Exercise: Write out the listing from the line with "Rebuild this chart" to the line with "plt.rcParams['font.weight'] = 'bold'", both lines included, exactly and nothing beyond. Leave pictures out.

begin

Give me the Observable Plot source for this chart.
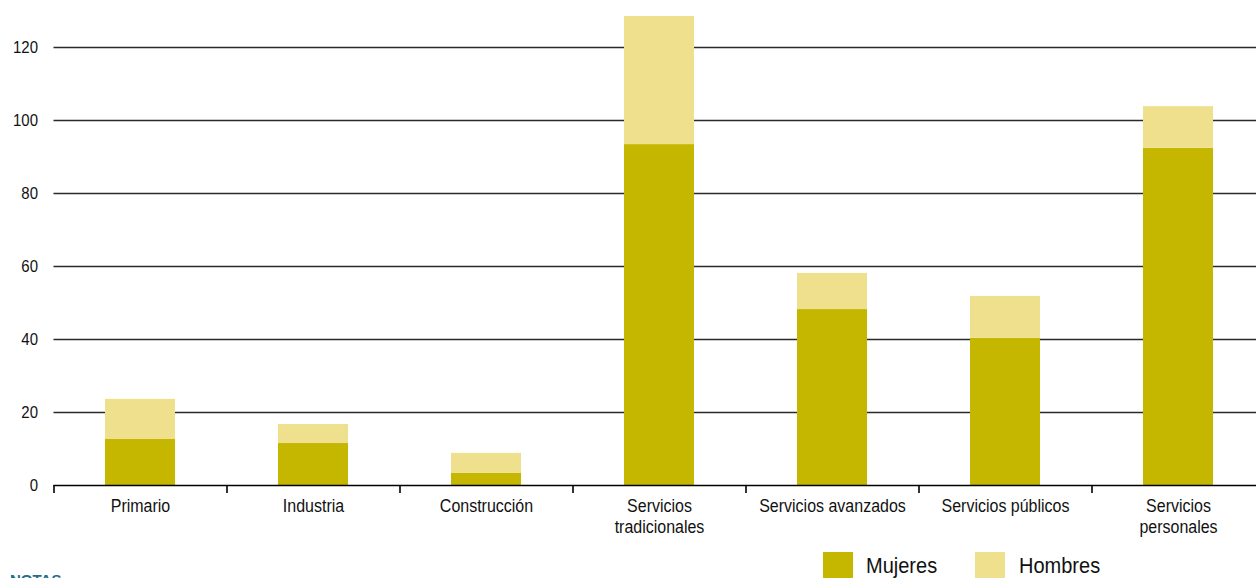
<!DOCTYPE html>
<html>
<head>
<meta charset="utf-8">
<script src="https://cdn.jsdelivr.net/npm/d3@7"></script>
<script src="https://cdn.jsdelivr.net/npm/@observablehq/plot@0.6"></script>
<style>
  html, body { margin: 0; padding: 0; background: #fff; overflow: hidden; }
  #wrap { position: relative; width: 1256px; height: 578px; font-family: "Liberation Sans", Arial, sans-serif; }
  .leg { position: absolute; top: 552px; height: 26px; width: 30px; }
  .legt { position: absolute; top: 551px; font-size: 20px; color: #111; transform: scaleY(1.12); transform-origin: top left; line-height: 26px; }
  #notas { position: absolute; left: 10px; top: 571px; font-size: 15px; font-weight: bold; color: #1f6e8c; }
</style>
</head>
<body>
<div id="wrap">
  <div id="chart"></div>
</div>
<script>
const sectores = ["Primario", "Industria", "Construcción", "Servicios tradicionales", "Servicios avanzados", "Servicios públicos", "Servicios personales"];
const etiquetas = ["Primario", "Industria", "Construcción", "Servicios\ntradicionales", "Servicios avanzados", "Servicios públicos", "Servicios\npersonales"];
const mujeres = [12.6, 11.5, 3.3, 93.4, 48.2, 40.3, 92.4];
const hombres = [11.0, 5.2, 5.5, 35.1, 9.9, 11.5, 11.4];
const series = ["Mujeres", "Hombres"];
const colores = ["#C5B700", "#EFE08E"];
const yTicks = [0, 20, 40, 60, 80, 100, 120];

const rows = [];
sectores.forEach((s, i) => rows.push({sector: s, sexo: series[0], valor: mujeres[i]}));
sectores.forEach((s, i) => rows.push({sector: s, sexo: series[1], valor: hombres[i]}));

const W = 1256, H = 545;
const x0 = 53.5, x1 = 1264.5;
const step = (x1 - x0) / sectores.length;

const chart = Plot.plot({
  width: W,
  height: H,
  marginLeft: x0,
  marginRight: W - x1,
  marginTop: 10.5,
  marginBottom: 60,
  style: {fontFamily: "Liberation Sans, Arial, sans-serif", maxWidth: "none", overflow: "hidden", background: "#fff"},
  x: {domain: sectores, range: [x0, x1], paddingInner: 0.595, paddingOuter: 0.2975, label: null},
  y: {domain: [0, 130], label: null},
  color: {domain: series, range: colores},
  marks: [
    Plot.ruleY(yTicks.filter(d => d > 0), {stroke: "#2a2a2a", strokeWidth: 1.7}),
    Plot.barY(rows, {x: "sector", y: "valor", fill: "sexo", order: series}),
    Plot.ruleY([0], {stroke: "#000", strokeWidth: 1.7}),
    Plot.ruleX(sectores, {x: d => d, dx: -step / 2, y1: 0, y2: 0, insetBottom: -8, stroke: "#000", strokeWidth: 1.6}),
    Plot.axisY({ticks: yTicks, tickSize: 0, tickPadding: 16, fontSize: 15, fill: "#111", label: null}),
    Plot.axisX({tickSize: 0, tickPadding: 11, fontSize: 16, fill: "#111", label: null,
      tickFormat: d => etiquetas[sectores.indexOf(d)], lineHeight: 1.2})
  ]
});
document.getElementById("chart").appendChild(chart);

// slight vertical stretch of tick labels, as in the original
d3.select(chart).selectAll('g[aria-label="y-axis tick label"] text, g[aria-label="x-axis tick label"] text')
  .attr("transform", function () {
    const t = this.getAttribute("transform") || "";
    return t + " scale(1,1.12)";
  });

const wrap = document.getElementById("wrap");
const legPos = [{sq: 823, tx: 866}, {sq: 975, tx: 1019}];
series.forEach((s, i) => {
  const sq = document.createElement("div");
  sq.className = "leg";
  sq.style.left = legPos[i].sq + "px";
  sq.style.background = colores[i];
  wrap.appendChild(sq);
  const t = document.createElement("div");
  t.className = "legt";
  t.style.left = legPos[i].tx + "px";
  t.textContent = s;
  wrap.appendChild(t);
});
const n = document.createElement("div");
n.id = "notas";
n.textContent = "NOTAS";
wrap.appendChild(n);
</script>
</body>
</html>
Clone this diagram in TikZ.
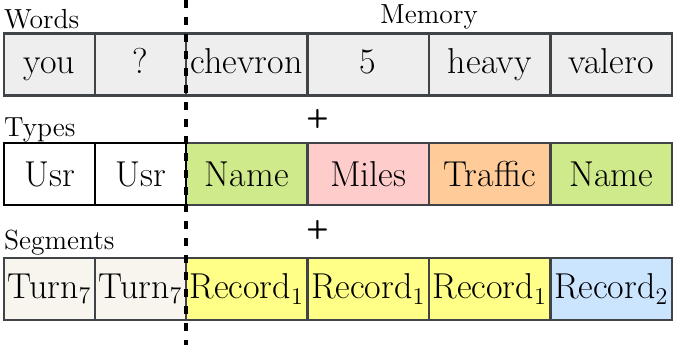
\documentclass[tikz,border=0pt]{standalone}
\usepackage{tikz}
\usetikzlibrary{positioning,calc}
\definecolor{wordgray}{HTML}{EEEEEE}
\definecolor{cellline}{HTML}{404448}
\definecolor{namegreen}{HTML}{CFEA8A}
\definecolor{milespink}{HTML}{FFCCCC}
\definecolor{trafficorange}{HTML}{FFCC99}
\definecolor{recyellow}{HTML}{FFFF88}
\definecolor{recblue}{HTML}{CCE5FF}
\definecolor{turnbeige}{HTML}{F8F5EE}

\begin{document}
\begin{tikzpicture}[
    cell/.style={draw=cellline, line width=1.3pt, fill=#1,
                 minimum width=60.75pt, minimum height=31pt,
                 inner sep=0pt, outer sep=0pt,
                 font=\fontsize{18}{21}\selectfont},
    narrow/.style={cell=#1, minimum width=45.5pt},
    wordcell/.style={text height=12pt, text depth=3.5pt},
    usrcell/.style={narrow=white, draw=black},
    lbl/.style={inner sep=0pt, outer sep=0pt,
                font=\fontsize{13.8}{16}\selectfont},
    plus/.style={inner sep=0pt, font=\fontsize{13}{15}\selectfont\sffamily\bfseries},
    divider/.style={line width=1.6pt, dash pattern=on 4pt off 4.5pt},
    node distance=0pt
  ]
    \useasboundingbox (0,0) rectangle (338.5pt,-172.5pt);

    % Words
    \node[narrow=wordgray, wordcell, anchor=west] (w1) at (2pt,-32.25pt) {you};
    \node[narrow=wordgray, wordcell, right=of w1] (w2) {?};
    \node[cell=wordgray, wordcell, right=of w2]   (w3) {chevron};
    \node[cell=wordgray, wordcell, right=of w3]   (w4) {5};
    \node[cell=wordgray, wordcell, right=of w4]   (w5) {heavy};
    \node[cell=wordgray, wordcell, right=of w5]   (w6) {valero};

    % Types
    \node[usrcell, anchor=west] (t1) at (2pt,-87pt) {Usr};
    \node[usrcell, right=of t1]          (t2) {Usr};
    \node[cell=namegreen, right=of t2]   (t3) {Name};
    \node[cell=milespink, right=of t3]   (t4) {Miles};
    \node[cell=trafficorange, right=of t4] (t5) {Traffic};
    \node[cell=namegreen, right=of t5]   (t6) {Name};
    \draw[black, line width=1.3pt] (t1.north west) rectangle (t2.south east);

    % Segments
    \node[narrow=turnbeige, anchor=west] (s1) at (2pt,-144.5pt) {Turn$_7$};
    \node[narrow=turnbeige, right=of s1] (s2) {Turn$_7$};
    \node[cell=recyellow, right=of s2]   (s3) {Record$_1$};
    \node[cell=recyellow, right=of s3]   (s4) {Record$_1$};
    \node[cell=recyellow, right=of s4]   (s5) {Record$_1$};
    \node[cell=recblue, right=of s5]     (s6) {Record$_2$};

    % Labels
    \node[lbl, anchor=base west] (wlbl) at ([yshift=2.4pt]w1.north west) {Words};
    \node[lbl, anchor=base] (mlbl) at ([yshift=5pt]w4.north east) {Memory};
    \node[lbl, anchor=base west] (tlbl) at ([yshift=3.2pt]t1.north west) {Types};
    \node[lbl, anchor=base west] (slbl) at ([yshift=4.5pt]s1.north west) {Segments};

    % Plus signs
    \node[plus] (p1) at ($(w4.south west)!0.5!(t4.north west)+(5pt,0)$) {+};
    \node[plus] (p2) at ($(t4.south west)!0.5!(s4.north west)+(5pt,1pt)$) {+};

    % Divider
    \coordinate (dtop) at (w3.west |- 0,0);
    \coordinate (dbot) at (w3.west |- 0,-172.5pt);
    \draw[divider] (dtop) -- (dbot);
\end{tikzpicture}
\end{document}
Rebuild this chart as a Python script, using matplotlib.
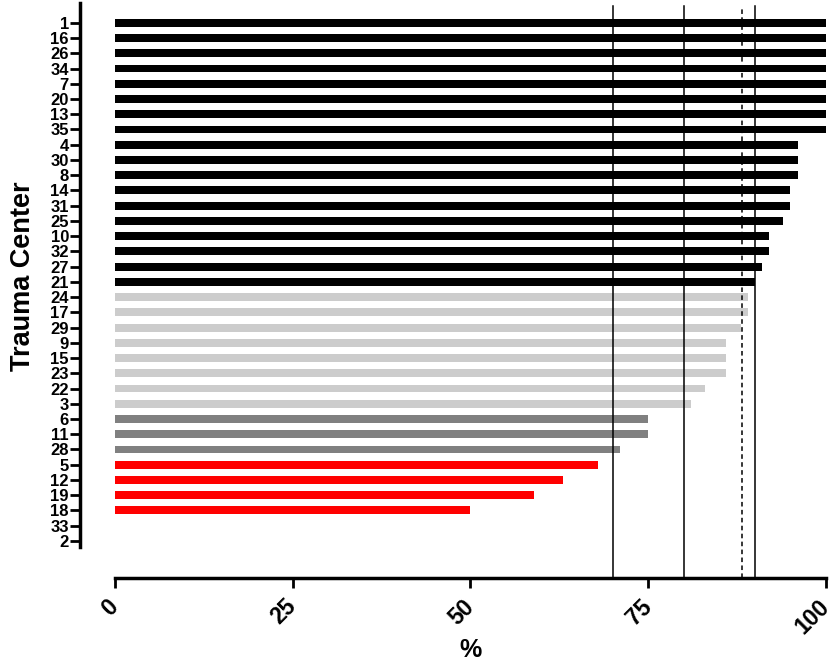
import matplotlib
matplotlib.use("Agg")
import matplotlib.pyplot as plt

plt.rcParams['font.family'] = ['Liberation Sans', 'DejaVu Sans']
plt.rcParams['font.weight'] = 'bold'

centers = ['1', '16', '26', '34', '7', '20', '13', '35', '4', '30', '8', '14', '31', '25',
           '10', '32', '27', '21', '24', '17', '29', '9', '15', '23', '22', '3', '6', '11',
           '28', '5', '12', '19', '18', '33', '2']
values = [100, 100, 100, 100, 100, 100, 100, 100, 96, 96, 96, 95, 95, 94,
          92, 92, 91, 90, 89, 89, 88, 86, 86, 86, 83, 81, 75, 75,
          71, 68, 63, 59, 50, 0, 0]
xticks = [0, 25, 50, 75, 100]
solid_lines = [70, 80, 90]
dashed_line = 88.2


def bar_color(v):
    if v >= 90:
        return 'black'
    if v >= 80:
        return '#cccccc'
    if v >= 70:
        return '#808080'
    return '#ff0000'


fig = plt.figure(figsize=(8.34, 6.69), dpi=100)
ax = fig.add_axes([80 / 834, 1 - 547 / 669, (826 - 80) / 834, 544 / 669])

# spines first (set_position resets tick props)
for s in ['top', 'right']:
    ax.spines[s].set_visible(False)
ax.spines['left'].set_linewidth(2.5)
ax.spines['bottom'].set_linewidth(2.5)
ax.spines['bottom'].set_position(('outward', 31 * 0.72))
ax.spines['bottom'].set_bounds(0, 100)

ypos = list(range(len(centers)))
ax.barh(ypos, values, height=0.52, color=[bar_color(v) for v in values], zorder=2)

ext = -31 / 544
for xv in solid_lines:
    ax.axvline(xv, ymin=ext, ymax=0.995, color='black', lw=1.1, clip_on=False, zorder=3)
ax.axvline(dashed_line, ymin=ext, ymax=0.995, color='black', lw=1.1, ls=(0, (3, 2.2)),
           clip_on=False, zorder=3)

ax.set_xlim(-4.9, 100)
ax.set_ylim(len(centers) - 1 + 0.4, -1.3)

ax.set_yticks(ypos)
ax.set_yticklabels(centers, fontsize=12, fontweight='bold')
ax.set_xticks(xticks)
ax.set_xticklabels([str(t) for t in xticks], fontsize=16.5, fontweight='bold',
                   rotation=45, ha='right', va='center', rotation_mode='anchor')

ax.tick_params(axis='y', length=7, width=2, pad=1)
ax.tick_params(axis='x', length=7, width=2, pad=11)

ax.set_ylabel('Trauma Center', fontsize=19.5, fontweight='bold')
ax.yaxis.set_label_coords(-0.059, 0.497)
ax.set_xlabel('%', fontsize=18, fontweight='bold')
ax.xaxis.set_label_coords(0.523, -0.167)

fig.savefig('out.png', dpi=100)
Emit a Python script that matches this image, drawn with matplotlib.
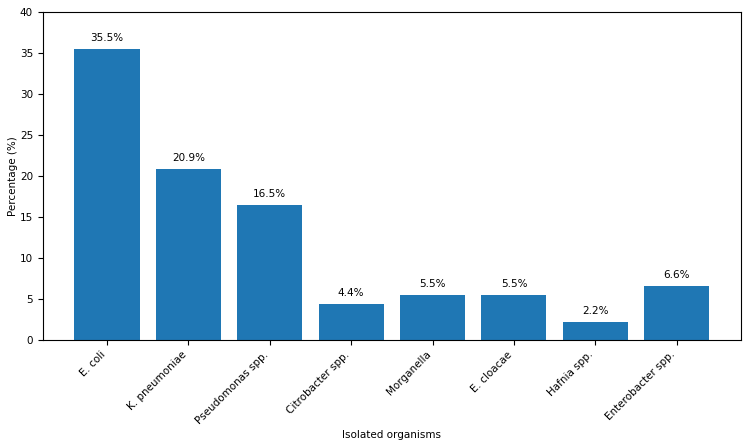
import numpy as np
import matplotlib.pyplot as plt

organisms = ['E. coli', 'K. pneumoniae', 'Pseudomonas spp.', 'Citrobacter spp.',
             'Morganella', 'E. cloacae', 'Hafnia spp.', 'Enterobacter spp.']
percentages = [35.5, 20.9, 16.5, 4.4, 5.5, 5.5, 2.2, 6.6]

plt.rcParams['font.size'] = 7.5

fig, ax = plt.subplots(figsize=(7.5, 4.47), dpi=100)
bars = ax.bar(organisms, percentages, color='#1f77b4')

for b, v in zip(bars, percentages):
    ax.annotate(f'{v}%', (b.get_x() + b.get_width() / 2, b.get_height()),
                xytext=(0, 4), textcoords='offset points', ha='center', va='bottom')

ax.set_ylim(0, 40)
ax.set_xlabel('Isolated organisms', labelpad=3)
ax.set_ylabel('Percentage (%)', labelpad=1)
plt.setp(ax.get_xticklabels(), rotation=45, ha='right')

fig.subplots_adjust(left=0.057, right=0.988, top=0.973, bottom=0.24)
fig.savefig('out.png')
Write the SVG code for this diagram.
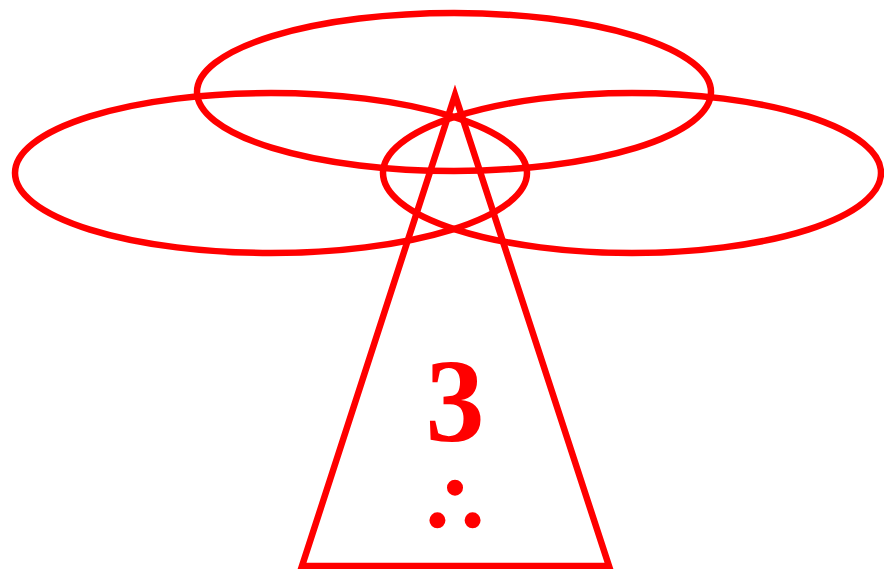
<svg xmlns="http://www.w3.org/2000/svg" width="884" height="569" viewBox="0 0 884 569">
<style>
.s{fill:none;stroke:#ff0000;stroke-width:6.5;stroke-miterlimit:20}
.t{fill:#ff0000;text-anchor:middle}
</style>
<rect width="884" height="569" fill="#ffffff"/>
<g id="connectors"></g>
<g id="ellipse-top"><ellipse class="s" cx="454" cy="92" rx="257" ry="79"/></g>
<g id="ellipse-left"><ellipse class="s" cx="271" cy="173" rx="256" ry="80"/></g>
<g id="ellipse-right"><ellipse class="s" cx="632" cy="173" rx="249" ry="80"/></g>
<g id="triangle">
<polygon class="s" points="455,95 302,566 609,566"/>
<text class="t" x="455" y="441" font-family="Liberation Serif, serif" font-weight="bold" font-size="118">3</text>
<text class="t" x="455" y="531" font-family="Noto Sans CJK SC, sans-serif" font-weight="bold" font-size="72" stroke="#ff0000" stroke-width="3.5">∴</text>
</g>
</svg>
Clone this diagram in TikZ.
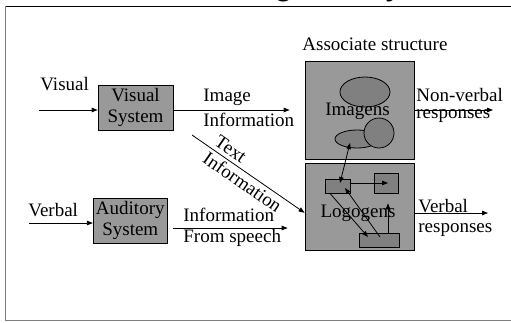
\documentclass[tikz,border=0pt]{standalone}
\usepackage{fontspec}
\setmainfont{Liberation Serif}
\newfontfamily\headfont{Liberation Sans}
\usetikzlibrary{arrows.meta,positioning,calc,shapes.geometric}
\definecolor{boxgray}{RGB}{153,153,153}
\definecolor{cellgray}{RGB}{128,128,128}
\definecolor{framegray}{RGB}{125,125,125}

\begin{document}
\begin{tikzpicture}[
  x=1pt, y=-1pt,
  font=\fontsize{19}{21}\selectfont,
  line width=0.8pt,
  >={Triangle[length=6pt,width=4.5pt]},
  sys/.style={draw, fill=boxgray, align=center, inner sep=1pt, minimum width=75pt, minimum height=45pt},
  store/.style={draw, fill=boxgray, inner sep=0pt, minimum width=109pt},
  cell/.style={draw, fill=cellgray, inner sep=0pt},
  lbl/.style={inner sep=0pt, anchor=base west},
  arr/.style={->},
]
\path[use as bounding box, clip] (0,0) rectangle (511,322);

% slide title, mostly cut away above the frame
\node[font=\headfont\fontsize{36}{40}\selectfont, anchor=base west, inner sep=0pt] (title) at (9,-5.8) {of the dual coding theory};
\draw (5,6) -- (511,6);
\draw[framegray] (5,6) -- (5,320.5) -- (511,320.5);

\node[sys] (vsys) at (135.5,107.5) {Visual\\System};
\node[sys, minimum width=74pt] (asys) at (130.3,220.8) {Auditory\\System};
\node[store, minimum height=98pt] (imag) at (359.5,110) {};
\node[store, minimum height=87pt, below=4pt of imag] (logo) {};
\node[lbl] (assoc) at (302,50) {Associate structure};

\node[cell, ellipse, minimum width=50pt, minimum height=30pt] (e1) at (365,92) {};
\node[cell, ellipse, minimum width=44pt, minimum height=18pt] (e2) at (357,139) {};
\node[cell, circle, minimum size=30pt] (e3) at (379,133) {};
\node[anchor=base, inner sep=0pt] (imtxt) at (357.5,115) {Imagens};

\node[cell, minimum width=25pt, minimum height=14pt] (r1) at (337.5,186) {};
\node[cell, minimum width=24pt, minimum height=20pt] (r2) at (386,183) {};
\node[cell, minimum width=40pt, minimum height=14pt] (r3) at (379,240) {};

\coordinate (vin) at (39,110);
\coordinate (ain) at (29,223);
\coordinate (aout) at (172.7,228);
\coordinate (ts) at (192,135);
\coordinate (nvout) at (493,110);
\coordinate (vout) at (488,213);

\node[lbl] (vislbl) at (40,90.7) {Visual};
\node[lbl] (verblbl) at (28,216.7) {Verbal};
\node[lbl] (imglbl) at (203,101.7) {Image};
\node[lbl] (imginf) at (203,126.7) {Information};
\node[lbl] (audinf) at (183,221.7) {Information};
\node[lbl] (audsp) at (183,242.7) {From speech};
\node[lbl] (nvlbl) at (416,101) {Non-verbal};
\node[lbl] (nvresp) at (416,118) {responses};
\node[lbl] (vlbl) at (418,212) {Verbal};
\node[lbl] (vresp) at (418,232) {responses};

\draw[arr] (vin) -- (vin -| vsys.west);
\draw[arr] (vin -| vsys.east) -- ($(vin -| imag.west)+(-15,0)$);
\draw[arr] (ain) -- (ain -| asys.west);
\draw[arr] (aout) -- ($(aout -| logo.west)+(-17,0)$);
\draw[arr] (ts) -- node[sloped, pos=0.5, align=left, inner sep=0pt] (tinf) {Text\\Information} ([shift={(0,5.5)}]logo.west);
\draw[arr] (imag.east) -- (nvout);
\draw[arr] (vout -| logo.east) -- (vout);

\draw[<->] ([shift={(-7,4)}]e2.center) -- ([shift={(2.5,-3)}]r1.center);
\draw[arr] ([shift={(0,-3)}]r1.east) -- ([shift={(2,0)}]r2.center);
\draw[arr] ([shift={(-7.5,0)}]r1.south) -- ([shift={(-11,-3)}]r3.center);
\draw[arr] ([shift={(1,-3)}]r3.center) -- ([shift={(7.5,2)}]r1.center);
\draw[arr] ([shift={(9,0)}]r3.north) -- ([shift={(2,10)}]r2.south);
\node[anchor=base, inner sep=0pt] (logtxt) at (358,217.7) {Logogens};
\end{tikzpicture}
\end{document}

end

Result:
Rebuild this chart as a Python script, using matplotlib.
import matplotlib
matplotlib.use("Agg")
import matplotlib.pyplot as plt

plt.rcParams['font.family'] = ['Liberation Sans', 'DejaVu Sans']
plt.rcParams['font.weight'] = 'bold'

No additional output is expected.